Um jornalista esportivo nicaraguense foi condenado nesta quarta-feira (16) a nove anos de prisão pelo delito de conspirar contra a integridade do país, em mais um dos julgamentos extemporâneos movidos pelo governo de Daniel Ortega e de sua esposa Rosario Murillo contra opositores.
Divulgada por uma frente humanitária, a informação foi repercutida pelo La Jornada, importante jornal mexicano, que tem ampliado o isolamento do regime ditatorial com notícias sobre o que vem ocorrendo no país centro-americano.
“O Judiciário condenou o jornalista Miguel Mendoza a nove anos de prisão e à inabilitação de cargos públicos por conspirar para minar a integridade nacional”, denunciou o Centro Nicaraguense de Direitos Humanos (Cenidh) em sua conta no Twitter.
Durante o julgamento, ocorrido no dia 8 de fevereiro, o cronista esportivo com mais de 30 anos de experiência se declarou orgulhoso de ser jornalista independente e de estar ao lado do povo nicaraguense na luta pela democracia e a Justiça.
De acordo com seus familiares, Mendoza encontra-se de castigo, completamente isolado em uma cela da Direção de Auxílio Penal (DAP) desde junho do ano passado, com a condição de saúde bastante deteriorada pela péssima qualidade dos alimentos que recebe, padecendo inclusive de frio por não contar sequer com uma coberta.
Mendoza é um dos 46 opositores detidos no ano passado, a maioria antes das eleições de novembro, entre os quais os sete principais candidatos à presidência contrários ao governo. Na oportunidade, o mandatário conquistou seu quarto mandato consecutivo desde que voltou ao poder em 2007.
Entre os presos se encontrava o comandante da Frente Sandinista de Libertação Nacional (FSLN), Hugo Torres, responsável por duas ações heroicas que libertaram o próprio Ortega do cárcere ditatorial de Somoza, em 1974, e do líder Tomás Borge, em 1978. Atualmente líder oposicionista, Hugo Torres morreu no último sábado (12), aos 73 anos, após ser transferido da prisão para um hospital por uma doença não especificada, conforme comunicado do Ministério Público. Suas condições de saúde também se encontravam bastante precárias, conforme haviam alertado as organizações humanitárias.
AUDIÊNCIA FECHADA
Como tem sido prática no atual governo, o cronista esportivo foi considerado “culpado” na semana passada em uma audiência fechada na Diretoria de Assistência Judicial (DAJ, investigação) da polícia de Manágua.

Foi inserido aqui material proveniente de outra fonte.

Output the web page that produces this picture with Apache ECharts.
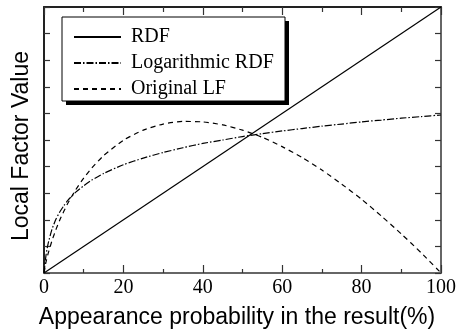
<!DOCTYPE html>
<html>
<head>
<meta charset="utf-8">
<script src="https://cdn.jsdelivr.net/npm/echarts@6/dist/echarts.min.js"></script>
<style>html,body{margin:0;padding:0;background:#fff}#c{width:467px;height:334px}</style>
</head>
<body>
<div id="c"></div>
<script>
// probability (%) sample points
var xPts = [0, 0.5, 1, 2, 3, 4, 5, 6, 8, 10, 12, 15, 20, 25, 30, 35, 40, 45, 50, 55, 60, 65, 70, 75, 80, 85, 90, 95, 100];
// Logarithmic RDF
var logRdf = [0, 0.066, 0.108, 0.164, 0.202, 0.230, 0.253, 0.273, 0.304, 0.328, 0.349, 0.374, 0.407, 0.432, 0.453, 0.471, 0.487, 0.500, 0.513, 0.524, 0.534, 0.543, 0.552, 0.560, 0.568, 0.575, 0.582, 0.588, 0.594];
// Original LF
var origLf = [0, 0.041, 0.071, 0.121, 0.163, 0.200, 0.232, 0.262, 0.313, 0.357, 0.394, 0.441, 0.499, 0.537, 0.560, 0.570, 0.568, 0.557, 0.537, 0.510, 0.475, 0.434, 0.387, 0.334, 0.277, 0.214, 0.147, 0.076, 0];
// RDF straight line
var rdfX = [0, 100];
var rdfY = [0, 1];
var xTicks = [0, 20, 40, 60, 80, 100];
var seriesNames = ['RDF', 'Logarithmic RDF', 'Original LF'];

function pairs(xs, ys) { return xs.map(function (x, i) { return [x, ys[i]]; }); }

var chart = echarts.init(document.getElementById('c'), null, { renderer: 'canvas' });
var G = { left: 44, right: 26, top: 7, bottom: 61 };
var serif = 'Liberation Serif';

function tick(len) { return { show: true, inside: true, length: len, lineStyle: { color: '#333', width: 1.2 } }; }
function minor(len) { return { show: true, splitNumber: 2, length: len, lineStyle: { color: '#333', width: 1.2 } }; }

chart.setOption({
  animation: false,
  backgroundColor: '#fff',
  grid: G,
  legend: {
    orient: 'vertical',
    left: 68, top: 22,
    itemWidth: 47, itemHeight: 14, itemGap: 6,
    data: seriesNames,
    itemStyle: { color: 'rgba(0,0,0,0)', borderWidth: 0, opacity: 0 },
    textStyle: { fontFamily: serif, fontSize: 20, color: '#000', padding: [0, 0, 0, 5] },
    z: 10
  },
  graphic: [
    { type: 'rect', shape: { x: 66, y: 21, width: 223, height: 84 }, style: { fill: '#000' }, z: 1 },
    { type: 'rect', shape: { x: 62, y: 17, width: 223, height: 84 }, style: { fill: '#fff', stroke: '#000', lineWidth: 1 }, z: 2 },
    { type: 'text', x: 237, y: 318, style: { text: 'Appearance probability in the result(%)', font: '23px "Liberation Sans"', fill: '#000', textAlign: 'center', textVerticalAlign: 'middle' }, z: 5 },
    { type: 'text', x: 22, y: 146, rotation: Math.PI / 2, style: { text: 'Local Factor Value', font: '23px "Liberation Sans"', fill: '#000', textAlign: 'center', textVerticalAlign: 'middle' }, z: 5 }
  ],
  xAxis: [
    {
      type: 'value', min: 0, max: 100, interval: 20, position: 'bottom',
      axisLine: { show: true, onZero: false, lineStyle: { color: '#666', width: 2 } },
      axisTick: tick(8), minorTick: minor(4),
      axisLabel: { fontFamily: serif, fontSize: 20, color: '#000', margin: 5,
        formatter: function (v) { return xTicks.indexOf(v) >= 0 ? String(v) : ''; } },
      splitLine: { show: false }
    },
    {
      type: 'value', min: 0, max: 100, interval: 20, position: 'top',
      axisLine: { show: true, onZero: false, lineStyle: { color: '#222', width: 2 } },
      axisTick: tick(8), minorTick: minor(5),
      axisLabel: { show: false }, splitLine: { show: false }
    }
  ],
  yAxis: [
    {
      type: 'value', min: 0, max: 1, interval: 0.1, position: 'left',
      axisLine: { show: true, onZero: false, lineStyle: { color: '#222', width: 2 } },
      axisTick: tick(6),
      axisLabel: { show: false }, splitLine: { show: false }
    },
    {
      type: 'value', min: 0, max: 1, interval: 0.1, position: 'right',
      axisLine: { show: true, onZero: false, lineStyle: { color: '#666', width: 2 } },
      axisTick: tick(6),
      axisLabel: { show: false }, splitLine: { show: false }
    }
  ],
  series: [
    { name: seriesNames[0], type: 'line', data: pairs(rdfX, rdfY), symbol: 'none', showSymbol: false,
      lineStyle: { color: '#000', width: 1.2, type: 'solid' }, itemStyle: { color: '#000' }, z: 3 },
    { name: seriesNames[1], type: 'line', data: pairs(xPts, logRdf), symbol: 'none', showSymbol: false, smooth: 0.2,
      lineStyle: { color: '#000', width: 1.2, type: [7, 2, 1.5, 2] }, itemStyle: { color: '#000' }, z: 3 },
    { name: seriesNames[2], type: 'line', data: pairs(xPts, origLf), symbol: 'none', showSymbol: false, smooth: 0.2,
      lineStyle: { color: '#000', width: 1.2, type: [5, 4] }, itemStyle: { color: '#000' }, z: 3 }
  ]
});
</script>
</body>
</html>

“Nos últimos anos, Mendoza tem compartilhado suas opiniões políticas sobre a situação dos direitos humanos e criticado o governo” nas redes sociais, onde tinha milhares de seguidores, relatou o Comitê para a Proteção dos Jornalistas (CPJ), que vinha se manifestando pela necessidade de sua imediata libertação.
Antes de ser capturado, em dezembro de 2018, Miguel Mendoza e sua esposa tinham sofrido um estranho assalto em que cinco homens armados lhe colocaram de joelhos antes de levarem sua camionete, três celulares e um notebook.
De forma completamente arbitrária, os opositores têm sido processados com base na “Lei de Defesa dos Direitos do Povo à Independência e Soberania”, aprovada em 2020, que considera “traidores da pátria” a todos aqueles que ameaçam a “integridade nacional” – como é chamada a manutenção do regime Ortega/Murillo.
Nesta quarta-feira, a opositora Nidia Barbosa também foi condenada a nove anos pelo crime de “menosprezo” à autoridade. Na terça-feira (15) o presidente da União Democrática Renovadora (Unamos, da dissidência sandinista), Suyén Barahona, recebeu oito anos pelo mesmo crime. Por “menosprezo” também foram declarados culpados outros 20 opositores desde primeiro de fevereiro deste ano, dos quais dez foram condenados com penas que variam de oito a 13 anos de prisão. Segundo a legislação em vigor, o juiz primeiro dita um veredito para posteriormente determinar o prazo da condenação.
Na última terça foi iniciado um novo “julgamento” contra outros sete oposicionistas, entre eles três candidatos à presidência (nas eleições que ocorreram no final do ano passado): Juan Sebastián Chamorro, Félix Maradiaga e Arturo Cruz.
O banho de sangue promovido pela ação de policiais e paramilitares contra os protestos sociais desde 2018 já ceifou a vida de 355 pessoas e feriu 1.600, conforme a Comissão Interamericana de Direitos Humanos (CIDH), sendo responsável pela migração de mais de 100 mil nicaraguenses.